— Start Data extract —
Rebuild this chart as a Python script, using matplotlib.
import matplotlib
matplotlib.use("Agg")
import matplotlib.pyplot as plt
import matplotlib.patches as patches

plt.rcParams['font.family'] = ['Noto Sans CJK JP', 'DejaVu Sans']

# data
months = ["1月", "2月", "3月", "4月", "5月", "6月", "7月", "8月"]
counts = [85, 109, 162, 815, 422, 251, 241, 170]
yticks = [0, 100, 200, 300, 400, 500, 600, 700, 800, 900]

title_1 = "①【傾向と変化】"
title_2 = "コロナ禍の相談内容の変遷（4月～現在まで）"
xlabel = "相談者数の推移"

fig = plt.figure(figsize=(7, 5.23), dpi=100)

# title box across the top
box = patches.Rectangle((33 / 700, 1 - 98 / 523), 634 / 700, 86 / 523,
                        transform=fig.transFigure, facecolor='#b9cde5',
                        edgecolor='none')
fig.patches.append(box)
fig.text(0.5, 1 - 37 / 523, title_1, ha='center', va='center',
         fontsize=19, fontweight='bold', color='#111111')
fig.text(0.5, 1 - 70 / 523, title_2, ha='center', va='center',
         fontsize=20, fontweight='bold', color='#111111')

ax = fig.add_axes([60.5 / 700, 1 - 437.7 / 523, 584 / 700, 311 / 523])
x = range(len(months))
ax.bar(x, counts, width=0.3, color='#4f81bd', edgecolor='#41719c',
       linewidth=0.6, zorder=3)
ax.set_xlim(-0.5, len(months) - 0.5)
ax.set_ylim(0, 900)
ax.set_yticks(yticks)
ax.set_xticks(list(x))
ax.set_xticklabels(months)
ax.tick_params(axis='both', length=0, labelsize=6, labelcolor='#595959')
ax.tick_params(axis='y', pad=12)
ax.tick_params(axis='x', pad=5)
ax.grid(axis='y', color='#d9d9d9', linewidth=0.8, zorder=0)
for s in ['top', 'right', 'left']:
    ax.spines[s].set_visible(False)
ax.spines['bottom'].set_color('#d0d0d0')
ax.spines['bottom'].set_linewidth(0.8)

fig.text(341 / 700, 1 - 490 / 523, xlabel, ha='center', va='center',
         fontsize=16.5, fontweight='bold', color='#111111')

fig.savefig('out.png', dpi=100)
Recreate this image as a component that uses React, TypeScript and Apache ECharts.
— End Data extract —
### What you should do:
Repeat the data precisely, reproducing every entry.

### Exercise result:
Rebuild this chart as a Python script, using matplotlib.
import matplotlib
matplotlib.use("Agg")
import matplotlib.pyplot as plt
import matplotlib.patches as patches

plt.rcParams['font.family'] = ['Noto Sans CJK JP', 'DejaVu Sans']

# data
months = ["1月", "2月", "3月", "4月", "5月", "6月", "7月", "8月"]
counts = [85, 109, 162, 815, 422, 251, 241, 170]
yticks = [0, 100, 200, 300, 400, 500, 600, 700, 800, 900]

title_1 = "①【傾向と変化】"
title_2 = "コロナ禍の相談内容の変遷（4月～現在まで）"
xlabel = "相談者数の推移"

fig = plt.figure(figsize=(7, 5.23), dpi=100)

# title box across the top
box = patches.Rectangle((33 / 700, 1 - 98 / 523), 634 / 700, 86 / 523,
                        transform=fig.transFigure, facecolor='#b9cde5',
                        edgecolor='none')
fig.patches.append(box)
fig.text(0.5, 1 - 37 / 523, title_1, ha='center', va='center',
         fontsize=19, fontweight='bold', color='#111111')
fig.text(0.5, 1 - 70 / 523, title_2, ha='center', va='center',
         fontsize=20, fontweight='bold', color='#111111')

ax = fig.add_axes([60.5 / 700, 1 - 437.7 / 523, 584 / 700, 311 / 523])
x = range(len(months))
ax.bar(x, counts, width=0.3, color='#4f81bd', edgecolor='#41719c',
       linewidth=0.6, zorder=3)
ax.set_xlim(-0.5, len(months) - 0.5)
ax.set_ylim(0, 900)
ax.set_yticks(yticks)
ax.set_xticks(list(x))
ax.set_xticklabels(months)
ax.tick_params(axis='both', length=0, labelsize=6, labelcolor='#595959')
ax.tick_params(axis='y', pad=12)
ax.tick_params(axis='x', pad=5)
ax.grid(axis='y', color='#d9d9d9', linewidth=0.8, zorder=0)
for s in ['top', 'right', 'left']:
    ax.spines[s].set_visible(False)
ax.spines['bottom'].set_color('#d0d0d0')
ax.spines['bottom'].set_linewidth(0.8)

fig.text(341 / 700, 1 - 490 / 523, xlabel, ha='center', va='center',
         fontsize=16.5, fontweight='bold', color='#111111')

fig.savefig('out.png', dpi=100)
Recreate this image as a component that uses React, TypeScript and Apache ECharts.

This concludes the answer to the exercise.